Nurses are the backbone of any hospital or clinic, and they are often the first face that critically ill or injured patients see when there is a medical emergency.
But what if there weren’t enough nurses to gather the necessary information for medical treatment and to be that critically calm presence for the sick, hurting, or dying?
Dr. Rene Luna, who practices obstetrics and gynecology in McAllen, fears that hospitals in the Rio Grande Valley could be experiencing the early stages of this right now.
“Is there a healthcare crisis? Yes, but it was already here before COVID-19,” he said. “There was a shortage of doctors before COVID-19 and a shortage of nurses before COVID-19.”
According to Cindy Zolnierek, CEO of the Texas Nurses Association (TNA) in Austin, the shortage of nurses in every phase of the healthcare industry began between 2001 and 2003, which prompted the TNA to work with state lawmakers to establish the Nursing Shortage Reduction Program in 2003.
The program incentivizes schools to increase the number of nursing candidates to graduate.
Zolnierek said there are a number of factors contributing to the nursing shortages statewide, which include the number of baby boomers retiring and the increase of people moving to Texas from out of state.
However, the impact and lingering effects of COVID-19 have also taken their toll on the nursing profession.
“The border counties and those counties in the Valley have been those most affected by the nursing shortage,” she said.
The pandemic only made things worse. Dr. Luna — who not only runs a busy private practice, but provides services to patients at four area hospitals — said it was “all hands on deck” when COVID-19 began ravaging the local population.
Healthcare professionals worked tirelessly during the pandemic and the long hours and near-constant exposure to seriously ill patients and death began to take its toll.
“We had appropriate PPE, however we were in direct contact with the very sick COVID-19 patients almost every second of the day,” Dr. Luna said. “As time went on, and the pandemic went on, people began getting fatigued from the long hours…There was physical fatigue and mental fatigue that came from seeing people die all the time.”
The constant exposure to COVID-19 patients meant that many of those frontline nurses would themselves become sick from the virus. Some of them didn’t return to nursing when they recovered, others who could retire did and others who’d become physically and mentally overwhelmed simply left the profession.
“We are still feeling the effects of this shortage two years after the start of this pandemic,” Dr.
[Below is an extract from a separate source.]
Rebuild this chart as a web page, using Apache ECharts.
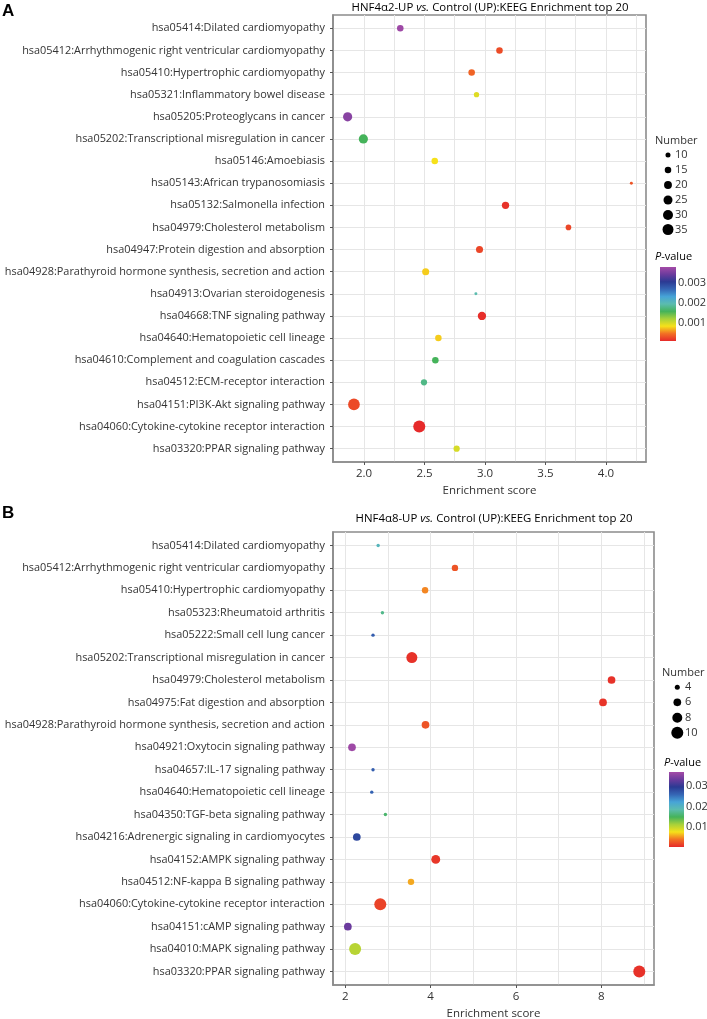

Luna said.
Despite the ravages of the pandemic, the nursing profession has endured more than 20 years of chronic and cyclical shortages.
In February, the TNA and the American Nurses Association joined forces and called on congressional lawmakers to address these shortages.
“The unprecedented demands of the pandemic place nurses in extremely difficult positions as they work too many hours, see higher acuity of care, face staffing challenges, and experience increased workplace violence,” Zolnierek said. “The nursing workforce is straining under the weight of the pandemic, and nursing turnover and staffing shortages are widely reported.
“The proper solution is increasing the supply of nurses through support for nursing education, providing appropriate compensation and improving nurses’ working conditions.”
Zolnierek said the nursing profession still attracts a lot of candidates who want to make a difference, but as many as 10,000 each year are turned away because there isn’t space for them due to not having enough hands-on clinical experience.
Other issues that should be addressed, Zolnierek said, include the lack of retention of experienced nurses, scheduling and professional support, and the assurance of a safe working environment.